The head of the Suez Canal Authority (SCA), Osama Rabie, said in a live phone interview Sunday with Egypt’s Extra News television channel that the Ever Given had shifted slightly on Saturday.

“We managed to move the ship from the bow side by 4 meters, and likewise from the stern side,” Rabie said. “The dredging operations led to the ship moving, albeit a slight move, but it is a positive development, because in the first two days the ship was not moving at all.”

Egypt is also making preparations so that if a decision to unload containers from the ship is made — currently the third-case scenario — there would be no further delay, Rabie said.

But, the SCA chairman added, to implement this plan would require assistance from the international community. One challenge is that specific equipment is required, including a crane high enough to remove containers from the ship’s bow, which Egypt does not have.

Speaking at a news conference Saturday, Rabie said: “Plan C is the difficult one, the unloading operation. It’s difficult because there are 18,000 containers, and there is no crane that can access the containers.”

He said the United States, China, Greece and the United Arab Emirates had offered help.

In his phone interview Sunday, Rabie added that Egypt’s President Abdul Fattah El-Sisi was checking in on a daily basis and advising on matters, including the decision to obtain the unloading equipment required in case they had to pursue that course of action.

Two additional heavy tugboats are expected to arrive at the Ever Given “presumably early evening” on Sunday, a spokesman for Boskalis, a sister company of SMIT Salvage, told CNN.

The pair have a combined pulling capacity of around 400 tons, said spokesman Martijn Schuttevaer. Once the tugboats arrive, it could take a few hours to hook up to the Ever Given, he said.

Boskalis’ chief executive said Friday that he hoped those two tugs’ extra pulling power — combined with dredging, a high tide of 40 to 50 centimeters, and the “lever power” of the ship’s stern being relatively free — could be enough to wrest the container ship free.

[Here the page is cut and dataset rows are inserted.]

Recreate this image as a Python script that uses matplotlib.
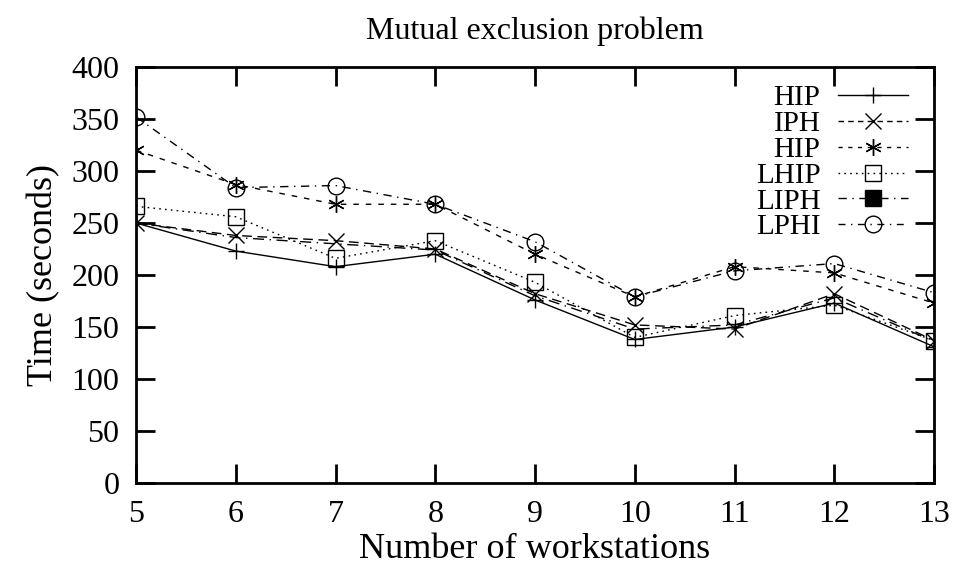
import matplotlib.pyplot as plt
from matplotlib.lines import Line2D

plt.rcParams['font.family'] = ['Liberation Serif', 'DejaVu Serif']

# Datos
workstations = [5, 6, 7, 8, 9, 10, 11, 12, 13]
hip = [250, 223, 208, 220, 176, 138, 150, 173, 131]
iph = [250, 238, 233, 225, 182, 152, 148, 182, 137]
hip2 = [320, 287, 268, 268, 220, 179, 208, 202, 173]
lhip = [266, 256, 216, 233, 193, 140, 161, 171, 137]
liph = [250, 236, 230, 224, 180, 148, 152, 178, 136]
lphi = [352, 284, 286, 268, 232, 179, 204, 211, 183]

fig = plt.figure(figsize=(9.59, 5.70), dpi=100)
ax = fig.add_axes([0.1418, 0.1526, 0.8322, 0.7299])

lw = 1.0
ms = 12
ax.plot(workstations, hip, color='black', lw=lw, ls='-', marker='+', ms=ms, mew=1.0)
ax.plot(workstations, iph, color='black', lw=lw, ls=(0, (7, 4)), marker='x', ms=ms, mew=1.0)
ax.plot(workstations, hip2, color='black', lw=lw, ls=(0, (4, 5)), marker=(6, 2, 0), ms=ms, mew=1.0)
ax.plot(workstations, lhip, color='black', lw=lw, ls=(0, (1.2, 3)), marker='s', ms=ms - 1,
        mfc='none', mew=1.0)
ax.plot(workstations, liph, color='black', lw=lw, ls=(0, (8, 4, 1, 4)))
ax.plot(workstations, lphi, color='black', lw=lw, ls=(0, (6, 4, 1, 4)), marker='o', ms=ms,
        mfc='none', mew=1.0)

handles = [
    Line2D([], [], color='black', lw=lw, ls='-', marker='+', ms=ms, mew=1.0),
    Line2D([], [], color='black', lw=lw, ls=(0, (4, 3)), marker='x', ms=ms, mew=1.0),
    Line2D([], [], color='black', lw=lw, ls=(0, (3, 4)), marker=(6, 2, 0), ms=ms, mew=1.0),
    Line2D([], [], color='black', lw=lw, ls=(0, (1.2, 3)), marker='s', ms=ms - 1, mfc='none', mew=1.0),
    Line2D([], [], color='black', lw=lw, ls=(0, (6, 4, 1, 4)), marker='s', ms=ms - 1, mfc='black', mew=1.0),
    Line2D([], [], color='black', lw=lw, ls=(0, (5, 4, 1, 4)), marker='o', ms=ms, mfc='none', mew=1.0),
]
labels = ['HIP', 'IPH', 'HIP', 'LHIP', 'LIPH', 'LPHI']
ax.legend(handles, labels, loc='upper right', frameon=False, markerfirst=False,
          fontsize=21, handlelength=2.4, handletextpad=0.6, labelspacing=-0.02,
          borderaxespad=0.0, bbox_to_anchor=(0.982, 0.985))

ax.set_xlim(5, 13)
ax.set_ylim(0, 400)
ax.set_xticks(workstations)
ax.set_yticks(range(0, 401, 50))
ax.tick_params(direction='in', length=14, width=2, labelsize=23, top=True, right=True, pad=12)
for s in ax.spines.values():
    s.set_linewidth(2)

ax.set_xlabel('Number of workstations', fontsize=26, labelpad=3)
ax.set_ylabel('Time (seconds)', fontsize=26, labelpad=8)
ax.set_title('Mutual exclusion problem', fontsize=23, pad=20)

fig.savefig('out.png', dpi=100)
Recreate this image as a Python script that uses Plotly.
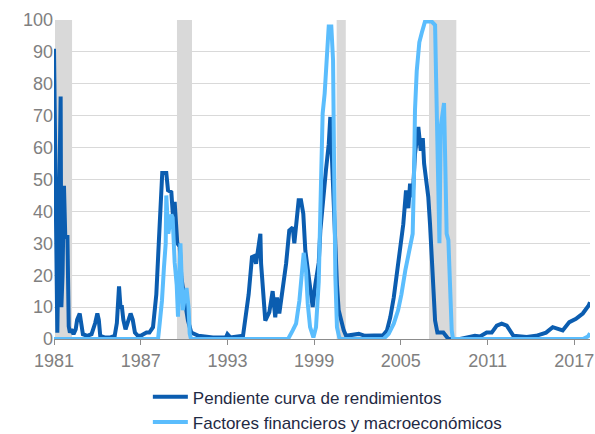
import plotly.graph_objects as go

# Pendiente curva de rendimientos (dark blue)
dark_x = [1981.00, 1981.05, 1981.23, 1981.46, 1981.51, 1981.59, 1981.69, 1981.78, 1981.93, 1982.02,
          1982.10, 1982.20, 1982.35, 1982.50, 1982.60, 1982.78, 1982.90, 1983.00, 1983.30, 1983.60,
          1983.85, 1984.00, 1984.10, 1984.20, 1984.50, 1984.90, 1985.20, 1985.35, 1985.50, 1985.60,
          1985.70, 1985.80, 1985.95, 1986.10, 1986.30, 1986.45, 1986.60, 1986.80, 1987.00, 1987.40,
          1987.60, 1987.85, 1988.08, 1988.25, 1988.38, 1988.49, 1988.77, 1988.89, 1989.12, 1989.24,
          1989.35, 1989.53, 1989.70, 1989.81, 1990.05, 1990.27, 1990.50, 1991.00, 1992.00, 1992.90,
          1993.00, 1993.20, 1994.08, 1994.17, 1994.29, 1994.47, 1994.70, 1994.86, 1994.98, 1995.10,
          1995.28, 1995.33, 1995.44, 1995.62, 1995.90, 1996.13, 1996.31, 1996.43, 1996.59, 1996.83,
          1997.06, 1997.28, 1997.52, 1997.63, 1997.75, 1997.93, 1998.09, 1998.25, 1998.39, 1998.56,
          1998.79, 1998.90, 1999.08, 1999.32, 1999.43, 1999.66, 1999.82, 2000.01, 2000.12, 2000.24,
          2000.36, 2000.47, 2000.58, 2000.70, 2000.88, 2001.05, 2001.21, 2002.09, 2002.52, 2003.21,
          2003.77, 2004.04, 2004.27, 2004.51, 2004.74, 2004.94, 2005.17, 2005.36, 2005.52, 2005.64,
          2005.82, 2005.98, 2006.21, 2006.38, 2006.52, 2006.61, 2006.79, 2006.90, 2007.02, 2007.14,
          2007.25, 2007.37, 2007.53, 2007.94, 2008.29, 2009.10, 2010.13, 2010.48, 2010.94, 2011.29,
          2011.64, 2011.98, 2012.33, 2012.56, 2012.79, 2013.71, 2014.36, 2015.05, 2015.51, 2016.20,
          2016.66, 2017.12, 2017.59, 2018.00, 2018.09]
dark_y = [91, 65, 2, 76, 10, 20, 48, 32, 32, 4,
          2, 3, 1.5, 3, 6, 8, 4, 1.5, 1, 1.5,
          5, 8, 6, 1, 0.5, 0.5, 1, 5, 16.5, 10,
          10, 6, 3, 5, 8, 6, 2, 1, 1, 2,
          2, 3.7, 14, 30, 42.5, 52, 52, 46.6, 46, 38,
          43, 30, 29, 19.4, 12, 5.8, 2, 1, 0.5, 0.5,
          1.5, 0.5, 1, 3.7, 9, 14, 25.7, 26, 23.6, 27.8,
          33, 23.6, 16, 5.8, 8.4, 15, 6.8, 13, 8, 16,
          23.6, 34, 35, 30, 37, 43.5, 43.5, 39.3, 27.8, 21.5,
          13, 10, 17, 24, 34, 46.6, 53, 61, 69.6, 56,
          41, 30, 17, 9, 5.3, 2.7, 1, 1.6, 1, 1,
          1.2, 2.7, 6.8, 13, 21.5, 27.8, 36, 46.6, 41, 48.7,
          44.5, 58, 66.5, 59, 63, 55, 48.7, 44.5, 36, 23.6,
          14, 5.8, 2, 2, 0, 0, 1, 0.8, 2, 2,
          4.2, 4.8, 4.2, 2.7, 1, 0.6, 1, 2, 3.7, 2.7,
          5.3, 6.3, 8, 10.5, 11.5]

# Factores financieros y macroeconómicos (light blue)
light_x = [1981.00, 1988.20, 1988.31, 1988.47, 1988.61, 1988.73, 1988.77, 1988.91, 1989.12, 1989.21,
           1989.35, 1989.49, 1989.58, 1989.75, 1989.91, 1990.17, 1990.31, 1990.39, 1990.48, 1997.20,
           1997.52, 1997.75, 1997.98, 1998.16, 1998.28, 1998.44, 1998.56, 1998.72, 1998.95, 1999.13,
           1999.32, 1999.43, 1999.50, 1999.59, 1999.73, 1999.89, 2000.01, 2000.19, 2000.31, 2000.38,
           2000.47, 2000.58, 2000.74, 2000.85, 2003.80, 2004.16, 2004.51, 2004.81, 2005.04, 2005.31,
           2005.52, 2005.64, 2005.82, 2005.91, 2005.98, 2006.10, 2006.28, 2006.45, 2006.67, 2007.14,
           2007.37, 2007.44, 2007.53, 2007.60, 2007.67, 2007.76, 2007.90, 2007.99, 2008.08, 2008.17,
           2008.29, 2008.40, 2008.52, 2008.61, 2017.60, 2017.95, 2018.09]
light_y = [0, 0, 4.8, 12, 22.5, 30, 45, 33, 39, 38,
           24, 17, 7, 30, 9, 16, 10, 1.7, 0, 0,
           2.7, 4.8, 12, 19.4, 27, 21.5, 11, 3.7, 0.5, 3.7,
           18, 40, 55, 70.7, 77, 89.5, 98, 98, 87.4, 55,
           19.4, 3.7, 0.5, 0, 0, 1.6, 4.8, 9, 14, 21.5,
           26, 28, 33, 51, 71.7, 84, 93, 96, 99.5, 99.5,
           98.4, 82, 61, 40, 30, 66.5, 72.8, 74, 54, 33,
           31, 15, 2.7, 0, 0, 0.8, 1.8]

# shaded periods
rec_start = [1981.07, 1989.51, 2000.56, 2006.95]
rec_end = [1982.25, 1990.55, 2001.19, 2008.84]

tick_years = [1981, 1987, 1993, 1999, 2005, 2011, 2017]

DARK = '#0b5db0'
LIGHT = '#5bbdfd'
FONT = 'Liberation Sans, Arial, sans-serif'

fig = go.Figure()

# gray bands as bars so they sit above the gridlines but under the lines
fig.add_trace(go.Bar(
    x=[(s + e) / 2 for s, e in zip(rec_start, rec_end)],
    y=[100] * len(rec_start),
    width=[e - s for s, e in zip(rec_start, rec_end)],
    marker=dict(color='#d9d9d9', line_width=0),
    showlegend=False, hoverinfo='skip',
))

fig.add_trace(go.Scatter(x=dark_x, y=dark_y, mode='lines', name='Pendiente curva de rendimientos',
                         line=dict(color=DARK, width=4)))
fig.add_trace(go.Scatter(x=light_x, y=light_y, mode='lines', name='Factores financieros y macroeconómicos',
                         line=dict(color=LIGHT, width=4)))

fig.update_layout(
    width=595, height=434,
    margin=dict(l=54, r=5, t=20, b=95, autoexpand=False),
    paper_bgcolor='white', plot_bgcolor='white',
    font=dict(family=FONT, size=18, color='#808080'),
    showlegend=True,
    legend=dict(
        xref='container', yref='container',
        x=0.2485, xanchor='left', y=0.126, yanchor='top',
        font=dict(size=17, color='#1f2a44'),
        itemwidth=35, tracegroupgap=0,
        bgcolor='rgba(0,0,0,0)',
    ),
    xaxis=dict(
        range=[1981, 2018.09], tickvals=tick_years, showgrid=False, zeroline=False,
        showline=True, linecolor='#8c8c8c', linewidth=1, automargin=False,
        ticks='outside', ticklen=5, tickcolor='#8c8c8c',
        tickfont=dict(size=18, color='#808080'),
    ),
    yaxis=dict(
        range=[0, 100], dtick=10, showgrid=True, gridcolor='#d9d9d9', gridwidth=1,
        zeroline=False, showline=False, ticks='', automargin=False,
        tickfont=dict(size=18, color='#808080'),
    ),
)

# drop the default body margin so the figure fills the window exactly
fig.write_html("out.html", config={'displayModeBar': False},
               post_script="document.body.style.margin='0';document.body.style.overflow='hidden';")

A crane that could be used to remove containers from the ship’s bow, should that plan fail, has also not yet arrived, according to Boskalis.

Speaking Saturday, Rabie said the reasons behind the accident remained unclear. “There are many factors or reasons, fast winds and the sandstorm could have been a reason but not the main reason — it could have been a technical mistake or human error,” he said. “There will be further investigations.”

Meanwhile, billions of dollars’ worth of vital cargo and sensitive products are backlogged on the hundreds of vessels whose way is blocked. Around a dozen of them are carrying livestock.

The EU director of NGO Animals International Gabriel Paun warned that thousands of animals being transported on the vessels — mostly Romanian — could be at risk of dying if the situation is not resolved in the next few days.